Transactional Emails

Transactional emails are one-time, programmatic emails sent to users based on specific triggers in your application. Unlike marketing emails (broadcasts and sequences), transactional emails are service-related messages that users expect to receive.

Common examples include:

  • Password reset emails
  • OTP/verification codes
  • Account confirmation emails
  • Order receipts and shipping notifications
  • Security alerts

Setting Up Transactional Emails

To send transactional emails, you need an Access Token with transactional email permissions. Broadcast automatically creates a default transactional email token when you create a channel.

Navigate to Access Tokens in the sidebar to view and manage your tokens.

Access Tokens page showing the default transactional email token

Each token displays: - Name: A label to identify the token’s purpose - Token: The masked API key (first and last 4 characters visible) - Permissions: What the token can access (e.g., Transactional read/write)

Sending a Test Email

Before integrating with your application, you can test your setup directly from Broadcast.
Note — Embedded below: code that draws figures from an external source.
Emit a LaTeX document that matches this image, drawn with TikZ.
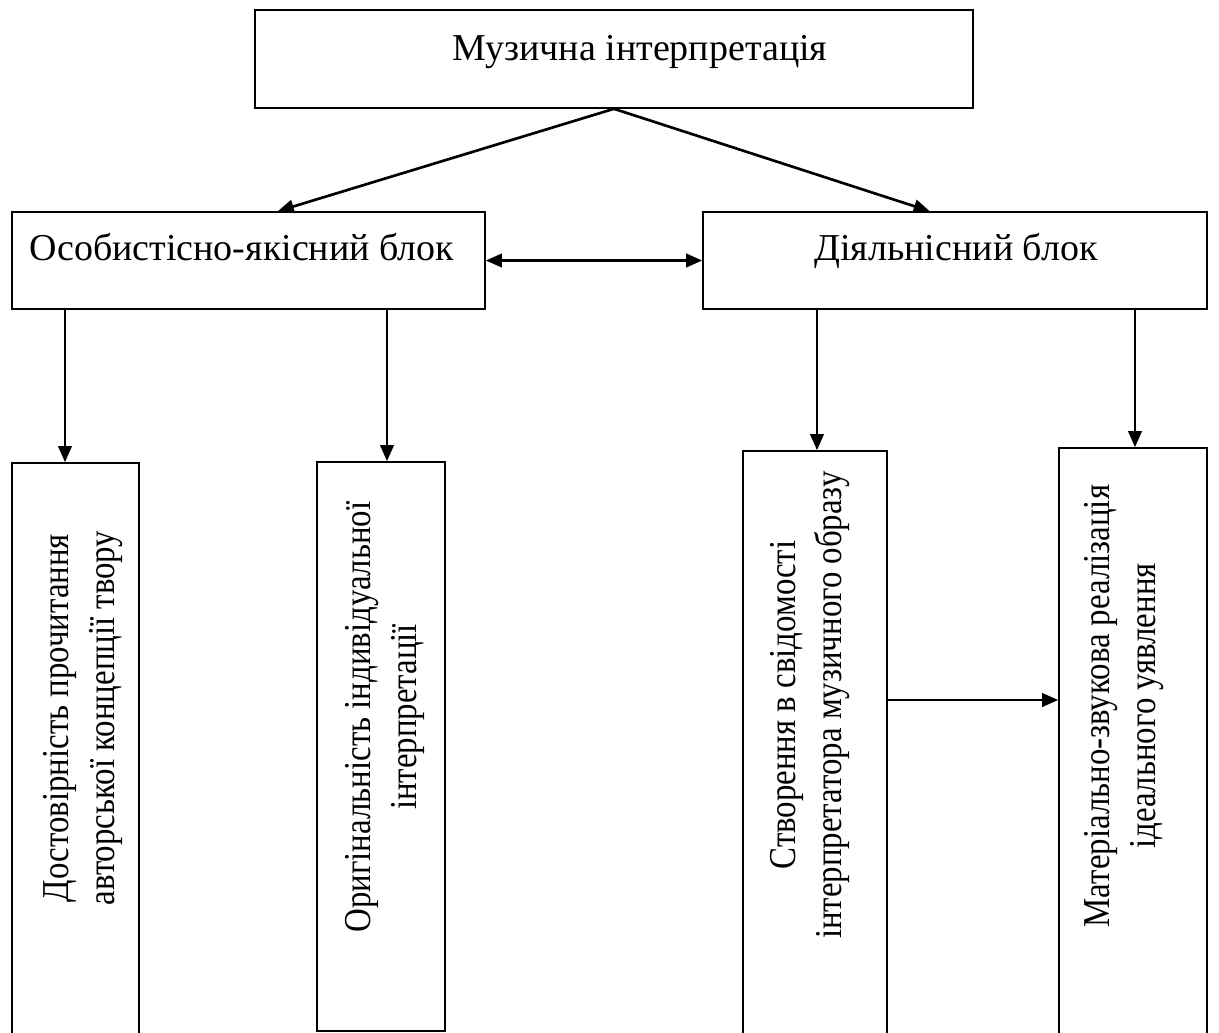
\documentclass[tikz,border=0pt]{standalone}
\usepackage{fontspec}
\setmainfont{Liberation Serif}
\newfontfamily\condfont[FakeStretch=0.865]{Liberation Serif}
\usetikzlibrary{arrows.meta,fit}
\begin{document}
\begin{tikzpicture}[x=0.75pt,y=-0.75pt,
  box/.style={draw, line width=1.2pt, inner sep=0pt, fit={#1}},
  lbl/.style={font=\fontsize{28.5pt}{34.5pt}\selectfont, inner sep=0pt},
  rot/.style={font=\condfont\fontsize{28.5pt}{34.5pt}\selectfont, inner sep=0pt, rotate=90, align=center},
  arr/.style={line width=2pt, -{Triangle[length=12pt,width=10pt]}},
  darr/.style={line width=2pt, {Triangle[length=12pt,width=10pt]}-{Triangle[length=12pt,width=10pt]}}]
\useasboundingbox (0,0) rectangle (1219,1032);
% boxes
\node[box={(255,10) (973,108)}] (top) {};
\node[box={(12,212) (485,309)}] (lb) {};
\node[box={(703,212) (1207,309)}] (rb) {};
\node[box={(12,463) (139,1045)}] (b1) {};
\node[box={(317,462) (445,1031)}] (b2) {};
\node[box={(743,451) (887,1045)}] (b3) {};
\node[box={(1059,448) (1207,1045)}] (b4) {};
% texts
\node[lbl, anchor=base] (ttop) at (640,60) {Музична інтерпретація};
\node[lbl, anchor=base] (tlb) at (242,260) {Особистісно-якісний блок};
\node[lbl, anchor=base] (trb) at (956,260) {Діяльнісний блок};
\node[rot] (t1) at (83,718) {Достовірність прочитання\\авторської концепції твору};
\node[rot] (t2) at (385,717) {Оригінальність індивідуальної\\інтерпретації};
\node[rot] (t3) at (810,705) {Створення в свідомості\\інтерпретатора музичного образу};
\node[rot] (t4) at (1124,706) {Матеріально-звукова реалізація\\ідеального уявлення};
% helper coordinates
\coordinate (x1) at (65,0);
\coordinate (x2) at (387,0);
\coordinate (x3) at (817,0);
\coordinate (x4) at (1135,0);
\coordinate (y1) at (0,700);
% connectors
\draw[arr] (top.south) -- ([xshift=22pt]lb.north);
\draw[arr] (top.south) -- ([xshift=-19pt]rb.north);
\draw[darr] (lb.east) -- (rb.west);
\draw[arr] (lb.south -| x1) -- (b1.north -| x1);
\draw[arr] (lb.south -| x2) -- (b2.north -| x2);
\draw[arr] ([yshift=1.5pt]rb.south -| x3) -- (b3.north -| x3);
\draw[arr] ([yshift=1.5pt]rb.south -| x4) -- (b4.north -| x4);
\draw[arr] (b3.east |- y1) -- (b4.west |- y1);
\end{tikzpicture}
\end{document}
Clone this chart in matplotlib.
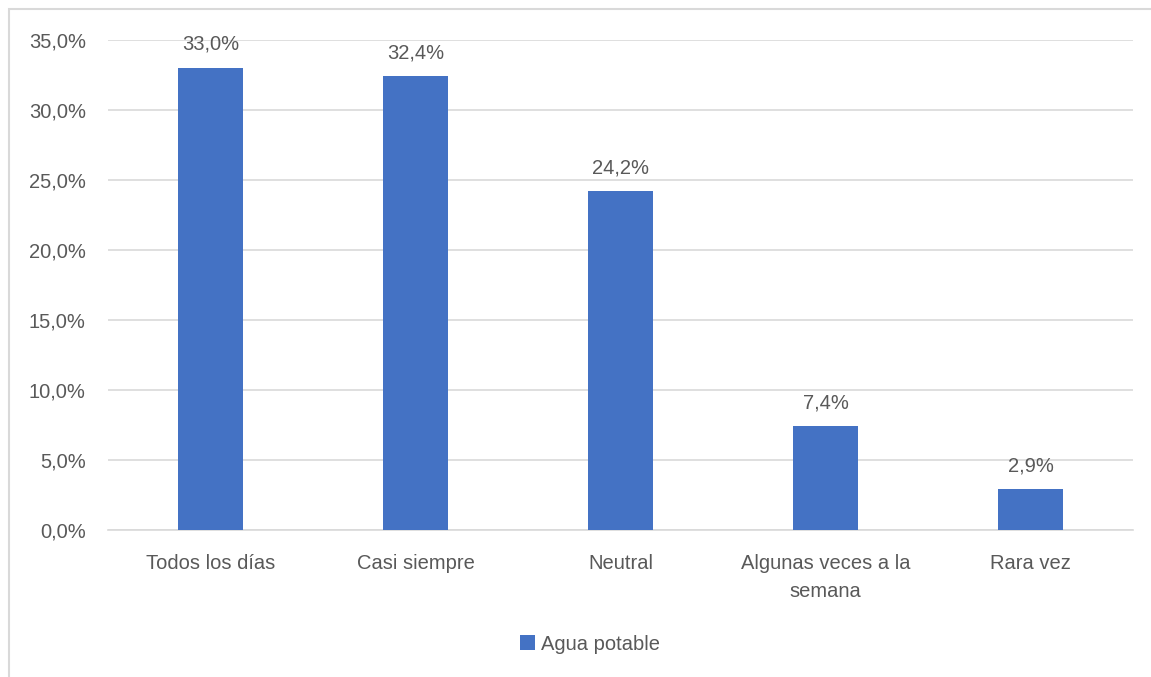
import matplotlib.pyplot as plt
from matplotlib.patches import Rectangle
from matplotlib.ticker import FuncFormatter, MultipleLocator

# datos
categorias = ["Todos los días", "Casi siempre", "Neutral", "Algunas veces a la\nsemana", "Rara vez"]
valores = [33.0, 32.4, 24.2, 7.4, 2.9]
serie = "Agua potable"

plt.rcParams['font.family'] = ['Liberation Sans', 'DejaVu Sans']
texto = '#595959'
azul = '#4472C4'

fig = plt.figure(figsize=(11.51, 6.77), dpi=100)
ax = fig.add_axes([108 / 1151, 1 - 530 / 677, (1133 - 108) / 1151, 490 / 677])

# marco del gráfico (solo se ve arriba e izquierda)
fig.patches.append(Rectangle((9 / 1151, -0.1), 1.2, 1 - 9 / 677 + 0.1,
                             transform=fig.transFigure, fill=False,
                             edgecolor='#d9d9d9', linewidth=1.5))

x = range(len(categorias))
barras = ax.bar(x, valores, width=0.315, color=azul, label=serie, zorder=3)

for xi, v in zip(x, valores):
    ax.text(xi, v + 1.0, f"{v:.1f}%".replace('.', ','), ha='center', va='bottom',
            fontsize=14.5, color=texto)

ax.set_xlim(-0.5, len(categorias) - 0.5)
ax.set_ylim(0, 35)
ax.yaxis.set_major_locator(MultipleLocator(5))
ax.yaxis.set_major_formatter(FuncFormatter(lambda v, p: f"{v:.1f}%".replace('.', ',')))
ax.grid(axis='y', color='#d9d9d9', linewidth=1.2, zorder=0)

ax.set_xticks(list(x))
ax.set_xticklabels(categorias, fontsize=14.5, color=texto, linespacing=1.6)
ax.tick_params(axis='y', labelsize=14.5, labelcolor=texto, length=0, pad=16)
ax.tick_params(axis='x', length=0, pad=17)

for s in ['top', 'right', 'left']:
    ax.spines[s].set_visible(False)
ax.spines['bottom'].set_color('#d9d9d9')
ax.spines['bottom'].set_linewidth(1.2)

fig.legend(handles=[barras], labels=[serie], loc='center', bbox_to_anchor=(590 / 1151, 1 - 644 / 677),
           frameon=False, fontsize=14.5, labelcolor=texto, handlelength=0.7, handleheight=0.7,
           handletextpad=0.3)

fig.savefig('out.png', dpi=100)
Navigate to Transactional in the sidebar.

If you have an access token configured, you’ll see a Try it now card with a button to send a test email to your account email address.

Transactional emails empty state with test email option and API reference

The page also displays a ready-to-use cURL command that you can copy and use in your terminal or integrate into your application.

Viewing Transactional Emails

After sending transactional emails, they appear in a list view where you can:

  • Filter by email: Search for emails sent to a specific recipient
  • Filter by status: View all, sent, queued, pending, or failed emails
  • Monitor in real-time: The “Live” indicator shows real-time updates as emails are processed

Transactional emails list showing sent emails with status indicators

Click on any email to view its details, including:

  • Recipient information: Email address and name
  • Email server: Which server was used to send the email
  • Timeline: When the email was created, queued, and sent
  • Email preview: View the rendered email content

Transactional email detail view showing timeline and email preview

You can also resend any transactional email directly from the detail view.

Email Status

Transactional emails go through the following statuses:

Status Description
Pending Email created but not yet queued for sending
Queued Email is in the queue, waiting to be sent
Sent Email was successfully delivered to the mail server
Failed Email failed to send (check error details for more info)

Sending via API

To send transactional emails programmatically, use the API endpoint with your access token. See the Transactional Email API documentation for complete details.

Quick example:

curl "https://your-broadcast-domain.com/api/v1/transactionals.json" \
  -X POST \
  -H "Authorization: Bearer YOUR_ACCESS_TOKEN" \
  -H "Content-Type: application/json" \
  -d '{
    "to": "[email protected]",
    "subject": "Your verification code",
    "body": "Your code is: 123456"
  }'

Unsubscribe Behavior

Transactional emails are fundamentally different from marketing emails. They include essential service-related messages that users need to receive regardless of their marketing preferences.

Transactional emails will always be delivered, even if the recipient has unsubscribed from marketing emails. This follows industry standards (CAN-SPAM, GDPR) which distinguish between marketing communications and service-related transactional messages.

However, transactional emails will still be blocked in these cases:

  • Redacted subscribers: If a subscriber has been redacted (GDPR data deletion), transactional emails will not be sent to comply with data protection regulations.
  • Global suppression list: If an email address is on the global suppression list (typically due to hard bounces or invalid addresses), transactional emails will not be sent.